United Nations: Russia has taken strong objection to an attempt by Ukraine to ask the United Nations General Assembly to commemorate Ukrainians who died in the great famine in early 1930s.
The Ukrainian Government should not claim that the tragedy had started in the Ukraine and that the famine had been directed at the Ukrainian people, Russian UN Ambassador Vitlay Churkin said, calling such a stance a "political offencive" aimed at igniting animosity between the Ukrainian and Russian people.
The tragedy had also affected the people of his country as also other parts of the then Soviet Union, Churkin asserted as some other diplomats said more people had died in other parts of the Soviet Union than in Ukraine.
A senior diplomat, speaking on the condition of anonymity, said that the famine was not the result of something aimed at Ukrainians but of Stalin's policies of collective farming which drastically reduced the food production across the Soviet Union.
So, it could not be equated with "genocide" though one could blame the then government's short-sighted policies.

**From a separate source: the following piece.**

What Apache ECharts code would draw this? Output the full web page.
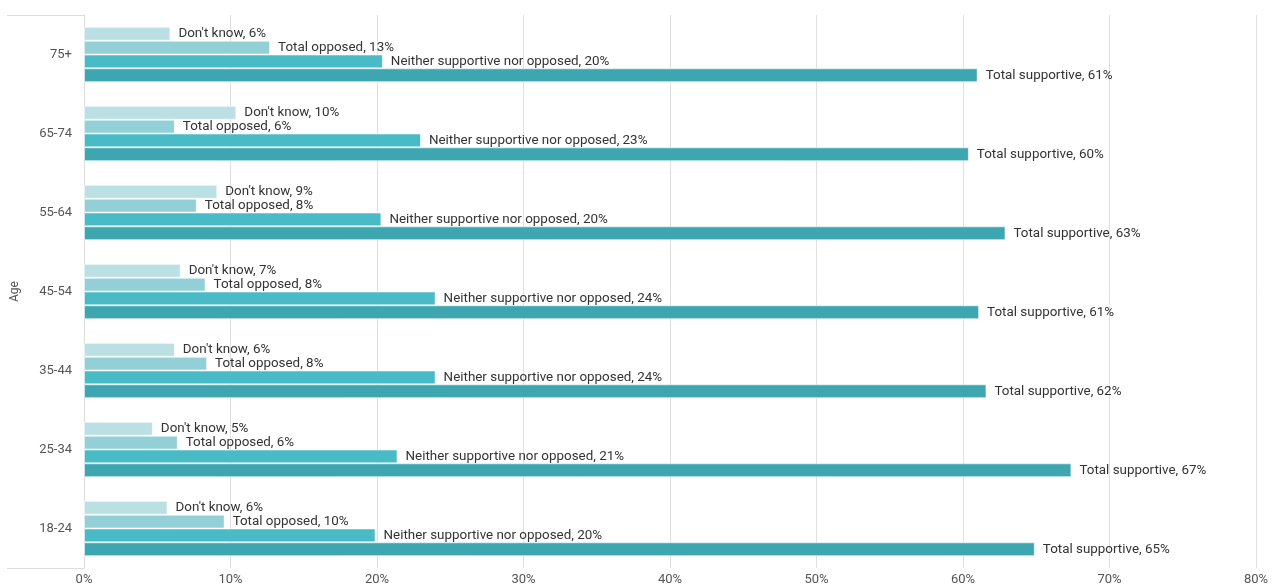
<!DOCTYPE html>
<html>
<head>
<meta charset="utf-8">
<script src="https://cdn.jsdelivr.net/npm/echarts@6/dist/echarts.min.js"></script>
<style>
  html, body { margin: 0; padding: 0; background: #fff; }
  #chart { width: 1274px; height: 588px; }
</style>
</head>
<body>
<div id="chart"></div>
<script>
// Age groups, bottom to top
const ageGroups = ['18-24', '25-34', '35-44', '45-54', '55-64', '65-74', '75+'];

// Share of respondents (%) per age group
const totalSupportive = [64.9, 67.4, 61.6, 61.1, 62.9, 60.4, 61.0];
const neitherSupportiveNorOpposed = [19.9, 21.4, 24.0, 24.0, 20.3, 23.0, 20.4];
const totalOpposed = [9.6, 6.4, 8.4, 8.3, 7.7, 6.2, 12.7];
const dontKnow = [5.7, 4.7, 6.2, 6.6, 9.1, 10.4, 5.9];

const xTicks = [0, 10, 20, 30, 40, 50, 60, 70, 80];

// Listed top to bottom within each age group
const seriesDefs = [
  { name: "Don't know", data: dontKnow, color: '#bbe0e3' },
  { name: 'Total opposed', data: totalOpposed, color: '#93cfd6' },
  { name: 'Neither supportive nor opposed', data: neitherSupportiveNorOpposed, color: '#48bbc6' },
  { name: 'Total supportive', data: totalSupportive, color: '#3ea6b0' }
];

const FONT = 'Roboto, "Noto Sans", sans-serif';

const chart = echarts.init(document.getElementById('chart'), null, { renderer: 'canvas' });

chart.setOption({
  animation: false,
  textStyle: { fontFamily: FONT },
  grid: { left: 84, right: 18, top: 15, bottom: 20, containLabel: false, outerBoundsMode: 'none' },
  xAxis: {
    type: 'value',
    min: xTicks[0],
    max: xTicks[xTicks.length - 1],
    interval: 10,
    axisLine: { show: false },
    axisTick: { show: false },
    splitLine: { show: true, lineStyle: { color: '#e0e0e0', width: 1 } },
    axisLabel: {
      formatter: v => v + '%',
      color: '#555',
      fontSize: 13,
      fontFamily: FONT,
      margin: 5
    }
  },
  yAxis: {
    type: 'category',
    data: ageGroups,
    name: 'Age',
    nameLocation: 'middle',
    nameGap: 63,
    nameRotate: 90,
    nameTextStyle: { color: '#555', fontSize: 12, fontFamily: FONT },
    axisLine: { show: true, lineStyle: { color: '#dcdcdc' } },
    axisTick: { show: false },
    axisLabel: { color: '#555', fontSize: 13, fontFamily: FONT, margin: 12 }
  },
  graphic: [
    { type: 'line', shape: { x1: 7, y1: 15.5, x2: 84, y2: 15.5 }, style: { stroke: '#dcdcdc', lineWidth: 1 } },
    { type: 'line', shape: { x1: 7, y1: 568.5, x2: 84, y2: 568.5 }, style: { stroke: '#dcdcdc', lineWidth: 1 } }
  ],
  series: seriesDefs.map(s => ({
    type: 'bar',
    name: s.name,
    data: s.data,
    barGap: '0%',
    barCategoryGap: '30%',
    itemStyle: { color: s.color, borderColor: 'rgba(255,255,255,0.55)', borderWidth: 1 },
    label: {
      show: true,
      position: 'right',
      distance: 8,
      color: '#333',
      fontSize: 13.4,
      fontFamily: FONT,
      formatter: p => p.seriesName + ', ' + Math.round(p.value) + '%'
    }
  }))
});
</script>
</body>
</html>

No credible estimates of number of people who died in the famine are available but the figure could run into millions.
The controversy arose after Ukraine, a former Soviet Republic, moved the General Committee of the Assembly to put the item on its agenda but it was yet unclear whether it has sufficient support for purpose.
Several senior diplomats from non-aligned countries, speaking on the condition of anonymity, expressed the view that the issue could unnecessarily divide the Assembly but were not taking any positions.
Churkin criticised Ukraine, saying that the present government is trying to politicise the 75-year-old tragedy that killed millions of people to detract attention from the country's current political and economic crisis.